Accelerated Computing
FIELD GUIDE
§ 10
Glossary

The terms.

The vocabulary an engineer uses to talk about accelerated systems, kept short and operational.

CUDA
NVIDIA's parallel programming model and toolchain. The historical reason GPUs broke into general computing.
FLOPS
Floating-point operations per second. The base unit of throughput on numeric workloads.
HBM
High-Bandwidth Memory. DRAM stacks bonded next to the accelerator die for very high bandwidth.
Kernel
A unit of code launched on the accelerator. Thousands of threads run the same kernel concurrently.
MFU
Model FLOPs Utilisation. The fraction of peak compute a training job actually achieves; 30–60% is typical.
PCIe
The expansion bus that connects accelerators to the host CPU. Latency here often gates small workloads.
Quantisation
Reducing numerical precision (FP32 → INT8, FP4) to fit larger models in memory and run them faster.
SM
Streaming Multiprocessor.

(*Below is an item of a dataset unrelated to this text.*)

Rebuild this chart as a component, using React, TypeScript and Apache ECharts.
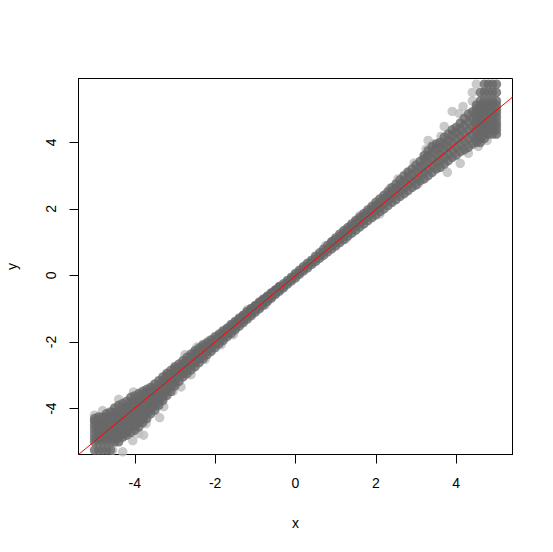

The basic compute unit of a GPU; modern accelerators carry over a hundred.
Sparsity
Skipping computation on zero-valued weights. A 2:4 pattern can roughly double effective throughput.
Systolic array
A grid of processing elements that pumps data rhythmically through neighbours. The heart of TPUs.
Tensor core
A hardware unit that performs a small matrix multiply in one cycle. Backbone of modern training.
Throughput
Work completed per unit time. Accelerators optimise this; CPUs optimise latency.